I. Purpose

The Corporate Governance Committee (the "Governance Committee") of the Board of Directors (the "Board of Directors") of Trizec Properties, Inc. (the "Corporation") shall (i) monitor significant developments in the law and practice of corporate governance and of the duties and responsibilities of directors of public companies, (ii) establish a process for the Board of Directors and each committee in its annual self-evaluation, including establishing criteria to be used in connection with such self-evaluation, and (iii) assist the Board of Directors in developing, putting into practice, and monitoring a set of corporate governance principles and a code of business conduct and ethics applicable to the Corporation.

 

II. Membership Requirements

The Governance Committee shall be comprised of the number of directors the Board of Directors shall determine from time to time, such number not to be less than two in accordance with the Corporation's by-laws (the "By-Laws"). The membership of the Governance Committee shall meet all applicable requirements of the New York Stock Exchange and the Securities and Exchange Commission and any other applicable laws, rules and regulations with respect to independence, as determined by the Board of Directors. The members of the Governance Committee shall be appointed annually by the Board of Directors and may be removed at any time by the Board of Directors. Either the Board of Directors or the members of the Governance Committee may appoint the Chairman of the Governance Committee.

 

III. Authority

In discharging its responsibilities, the Governance Committee shall have authority to retain outside counsel or other consultants in the Governance Committee's sole discretion. The Governance Committee shall also have sole authority to approve the fees and other retention terms of such consultants and to terminate such consultants. The Governance Committee shall also have the authority to create subcommittees with such powers as the Governance Committee shall from time to time confer.

 

IV. Responsibilities and Duties

The following are the general responsibilities of the Governance Committee and are set forth only for its guidance. The Governance Committee may assume such other responsibilities as it deems necessary or appropriate in carrying out its purpose. The Governance Committee shall:

1.       Monitor and safeguard the Board of Directorsí independence.

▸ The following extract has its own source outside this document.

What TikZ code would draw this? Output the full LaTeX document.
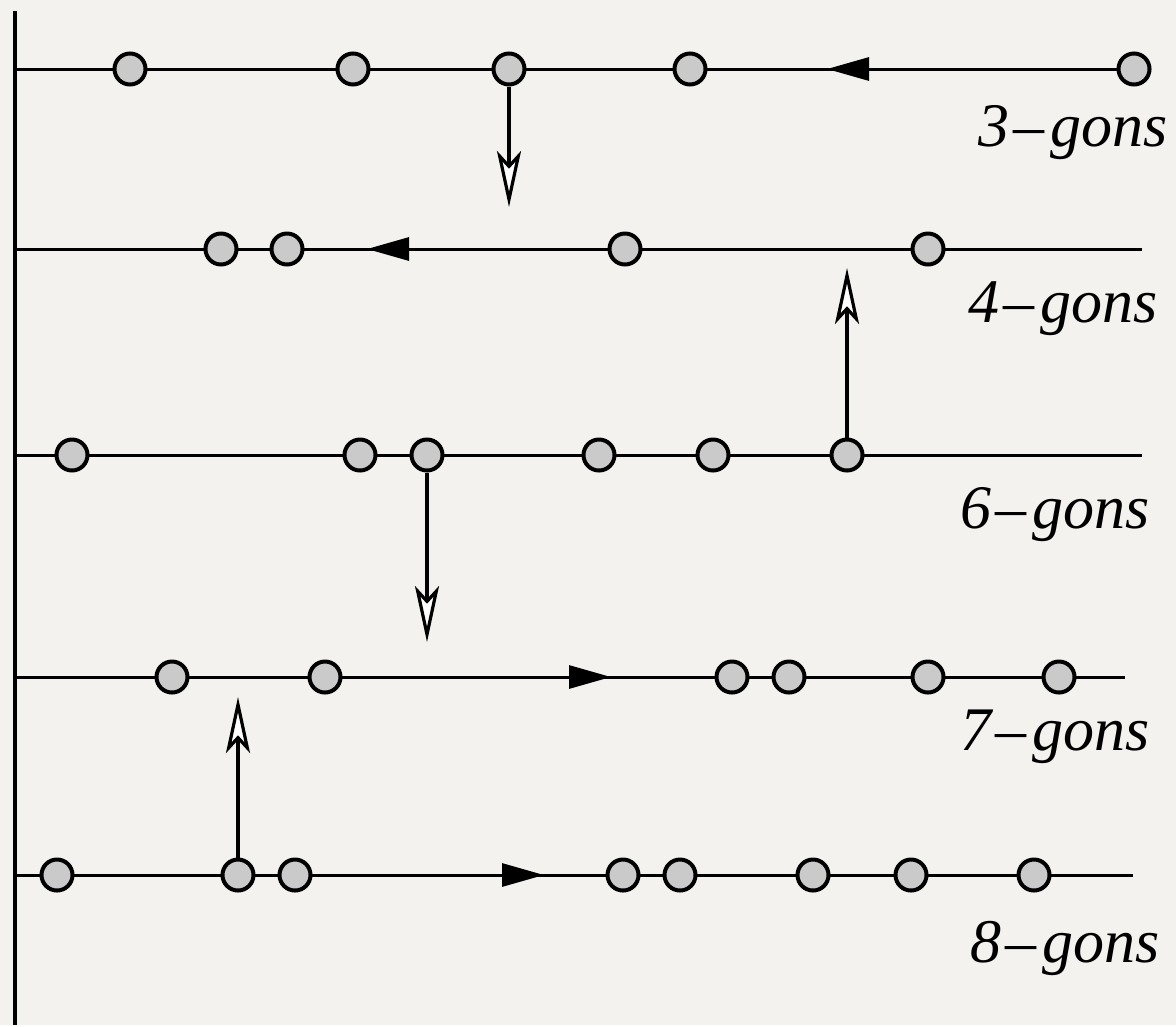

2.       Devise and recommend to the Board of Directors Corporate Governance Principles setting forth:

a.       Standards regarding director qualifications;

b.       Guidelines regarding director access to management and, as necessary and appropriate, to independent advisors;

c.       Guidelines regarding director orientation and continuing education programs;

d.       Requirements that the Board of Directors and each Committee conduct an annual self-evaluation to ensure that it and its committees are conducting themselves in an efficient manner; and

e.       Such other matters as the Governance Committee deems necessary or appropriate.

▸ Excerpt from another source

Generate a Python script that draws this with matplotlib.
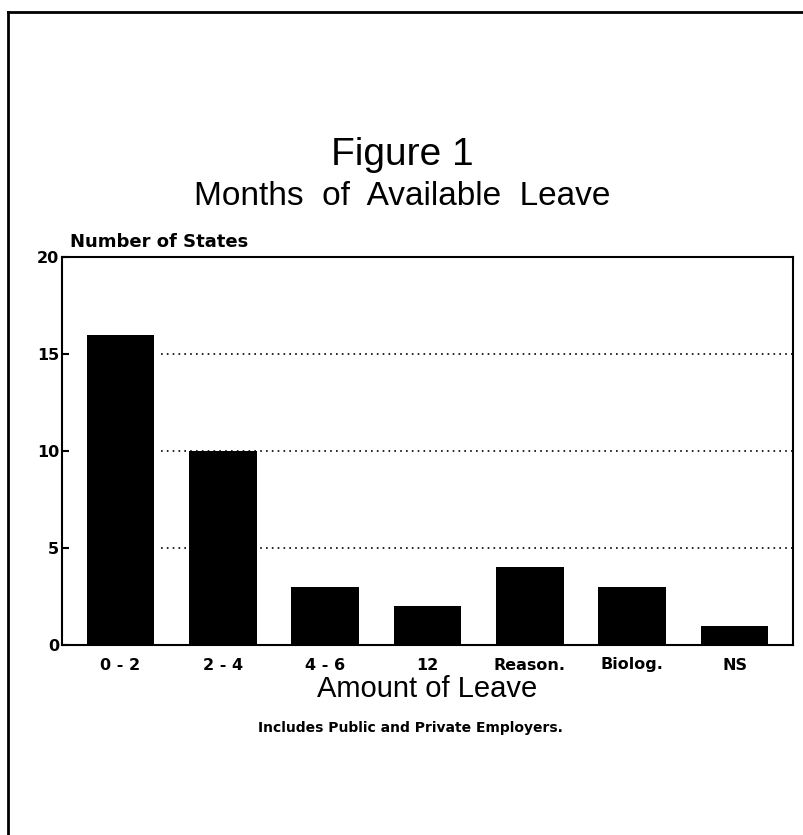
import matplotlib
matplotlib.use("Agg")
import matplotlib.pyplot as plt
from matplotlib.lines import Line2D

# Data
categories = ["0 - 2", "2 - 4", "4 - 6", "12", "Reason.", "Biolog.", "NS"]
states = [16, 10, 3, 2, 4, 3, 1]
y_ticks = [0, 5, 10, 15, 20]
grid_levels = [5, 10, 15]

plt.rcParams['font.family'] = ['Liberation Sans', 'DejaVu Sans']
bold_font = ['DejaVu Sans']  # wider bold face, closer to the scanned labels

W, H = 804, 835
fig = plt.figure(figsize=(W / 100, H / 100), dpi=100)
ax = fig.add_axes([62 / W, 1 - 645 / H, (793 - 62) / W, (645 - 257) / H])

x = list(range(len(categories)))

# dotted reference lines, starting right of the first bar as in the original
ax.hlines(grid_levels, 0.4, 6.57, colors="black", linestyles=(0, (1, 2.5)),
          linewidth=1.2, zorder=1)
ax.bar(x, states, width=0.66, color="black", zorder=2)

ax.set_xlim(-0.57, 6.57)
ax.set_ylim(0, 20)
ax.set_yticks(y_ticks)
ax.set_xticks(x)
ax.set_xticklabels(categories, fontsize=11.5, fontweight="bold", family=bold_font)
ax.set_yticklabels([str(v) for v in y_ticks], fontsize=11.5, fontweight="bold",
                   family=bold_font)
ax.tick_params(axis="y", direction="in", length=5, width=1.5, pad=2)
ax.tick_params(axis="x", length=0, pad=9)
for s in ax.spines.values():
    s.set_linewidth(1.5)

# titles and labels
fig.text(0.5, 1 - 165 / H, "Figure 1", ha="center", va="baseline", fontsize=28)
fig.text(0.5, 1 - 205 / H, "Months  of  Available  Leave", ha="center",
         va="baseline", fontsize=24)
fig.text(70 / W, 1 - 247 / H, "Number of States", ha="left", va="baseline",
         fontsize=13, fontweight="bold", family=bold_font)
fig.text(427 / W, 1 - 697 / H, "Amount of Leave", ha="center", va="baseline",
         fontsize=21)
fig.text(410 / W, 1 - 732 / H, "Includes Public and Private Employers.",
         ha="center", va="baseline", fontsize=10, fontweight="bold",
         family=bold_font)

# page border lines from the scanned page
fig.add_artist(Line2D([8 / W, 1.0], [1 - 12 / H, 1 - 12 / H], color="black",
                      linewidth=2, transform=fig.transFigure))
fig.add_artist(Line2D([8 / W, 8 / W], [1 - 12 / H, 0.0], color="black",
                      linewidth=2, transform=fig.transFigure))

fig.savefig("out.png", dpi=100)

3.       Annually recommend to the Independent Directors, for their approval, a Presiding Independent Director, including any changes in the roles and responsibilities of such Presiding Independent Director, as necessary.

4.       Review and establish, for approval by the Board, succession planning for executive officers of the Corporation.

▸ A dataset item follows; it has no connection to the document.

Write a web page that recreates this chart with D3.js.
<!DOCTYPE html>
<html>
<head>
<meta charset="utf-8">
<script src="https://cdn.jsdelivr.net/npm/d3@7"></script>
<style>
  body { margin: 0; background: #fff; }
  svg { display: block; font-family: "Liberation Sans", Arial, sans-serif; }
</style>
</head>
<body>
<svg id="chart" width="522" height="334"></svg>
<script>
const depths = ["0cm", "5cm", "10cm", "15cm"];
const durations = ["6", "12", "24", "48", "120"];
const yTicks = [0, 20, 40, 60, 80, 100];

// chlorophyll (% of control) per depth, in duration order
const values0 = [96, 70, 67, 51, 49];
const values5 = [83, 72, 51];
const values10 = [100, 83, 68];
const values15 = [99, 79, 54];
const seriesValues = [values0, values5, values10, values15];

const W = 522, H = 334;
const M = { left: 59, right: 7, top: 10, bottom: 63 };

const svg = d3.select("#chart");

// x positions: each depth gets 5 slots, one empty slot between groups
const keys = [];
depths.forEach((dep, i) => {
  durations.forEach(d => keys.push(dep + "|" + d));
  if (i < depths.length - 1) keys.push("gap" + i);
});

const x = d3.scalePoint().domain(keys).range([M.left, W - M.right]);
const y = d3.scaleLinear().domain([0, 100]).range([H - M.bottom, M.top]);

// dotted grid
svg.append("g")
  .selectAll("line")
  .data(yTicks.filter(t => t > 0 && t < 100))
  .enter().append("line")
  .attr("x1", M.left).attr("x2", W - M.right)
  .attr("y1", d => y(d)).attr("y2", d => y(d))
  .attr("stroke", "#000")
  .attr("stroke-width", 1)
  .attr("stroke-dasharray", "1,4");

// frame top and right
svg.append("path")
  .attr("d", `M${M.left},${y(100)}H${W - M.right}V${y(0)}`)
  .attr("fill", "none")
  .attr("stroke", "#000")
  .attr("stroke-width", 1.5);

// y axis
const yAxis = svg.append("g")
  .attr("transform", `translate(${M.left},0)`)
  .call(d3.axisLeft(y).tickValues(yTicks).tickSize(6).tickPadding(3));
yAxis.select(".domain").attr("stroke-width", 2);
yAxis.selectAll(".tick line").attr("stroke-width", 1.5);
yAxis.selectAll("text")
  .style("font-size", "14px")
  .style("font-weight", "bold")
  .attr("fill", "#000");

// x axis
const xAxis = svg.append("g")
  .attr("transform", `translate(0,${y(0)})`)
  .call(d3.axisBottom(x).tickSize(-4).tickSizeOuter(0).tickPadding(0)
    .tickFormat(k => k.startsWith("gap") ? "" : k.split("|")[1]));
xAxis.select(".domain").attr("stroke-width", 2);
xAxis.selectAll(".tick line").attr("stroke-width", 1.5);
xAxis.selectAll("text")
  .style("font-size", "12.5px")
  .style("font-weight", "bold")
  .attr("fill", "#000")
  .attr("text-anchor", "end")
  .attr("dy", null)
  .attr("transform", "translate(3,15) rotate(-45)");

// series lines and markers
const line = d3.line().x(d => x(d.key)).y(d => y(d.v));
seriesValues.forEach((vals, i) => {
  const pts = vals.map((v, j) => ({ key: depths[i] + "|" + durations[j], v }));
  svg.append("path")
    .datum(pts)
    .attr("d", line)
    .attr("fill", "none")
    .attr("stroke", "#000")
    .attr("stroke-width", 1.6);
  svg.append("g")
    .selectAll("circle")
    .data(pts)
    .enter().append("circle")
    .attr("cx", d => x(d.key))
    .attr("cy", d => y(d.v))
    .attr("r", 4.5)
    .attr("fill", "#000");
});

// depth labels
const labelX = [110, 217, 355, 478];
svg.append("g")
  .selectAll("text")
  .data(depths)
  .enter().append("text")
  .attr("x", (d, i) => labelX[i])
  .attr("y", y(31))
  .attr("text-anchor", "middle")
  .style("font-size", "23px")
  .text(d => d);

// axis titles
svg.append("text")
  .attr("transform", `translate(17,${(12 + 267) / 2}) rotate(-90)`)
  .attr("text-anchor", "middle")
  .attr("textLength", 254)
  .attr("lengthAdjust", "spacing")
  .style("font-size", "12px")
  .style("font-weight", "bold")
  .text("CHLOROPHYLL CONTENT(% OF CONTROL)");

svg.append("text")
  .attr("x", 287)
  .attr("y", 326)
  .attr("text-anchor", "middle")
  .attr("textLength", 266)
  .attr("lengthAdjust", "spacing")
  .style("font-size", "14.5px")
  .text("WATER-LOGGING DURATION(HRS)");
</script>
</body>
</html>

5.       Monitor compliance with the Corporate Governance Principles.

6.       Devise and recommend to the Board of Directors a Code of Business Conduct and Ethics for directors, officers and employees addressing, at a minimum, conflicts of interest transactions and compliance with applicable laws, rules and regulations, including compliance and enforcement mechanisms.

7.       Monitor compliance with the Code of Business Conduct and Ethics, and review and approve all requests by directors or officers for waivers of the code.

8.       Regularly report to the Board of Directors its conclusions with respect to the matters that the Governance Committee has considered.

9.       Annually undertake performance evaluations of the Board committees and the full Board of Directors, including a review and evaluation of the performance of the Governance Committee with the committee or individual designated by the Board of Directors to undertake such review.

10.   Review and reassess the adequacy of this Charter of the Governance Committee annually and submit any proposed modifications to the Board of Directors for approval.

11.   Ensure that this Charter, the Corporate Governance Principles, and the Code of Business Conduct and Ethics are posted on the Corporation's website.

12.   Perform any other activities consistent with this Charter, the Corporation's By-Laws and governing law, as the Governance Committee or the Board of Directors deems necessary or appropriate.

 

V. Meetings

Subject to the By-Laws and resolutions of the Board of Directors, the Governance Committee shall meet at least two times annually at such times as the Chairman of the Governance Committee shall designate. At such meetings, the Governance Committee shall meet with such members of senior management as the Board of Directors shall designate, and shall separately meet in an executive session without any management present. The Governance Committee shall fix its own rules of procedure, and a majority of the number of members then serving on the Governance Committee shall constitute a quorum. The Governance Committee shall keep minutes of its meetings, and all action taken by it shall be reported to the Board of Directors.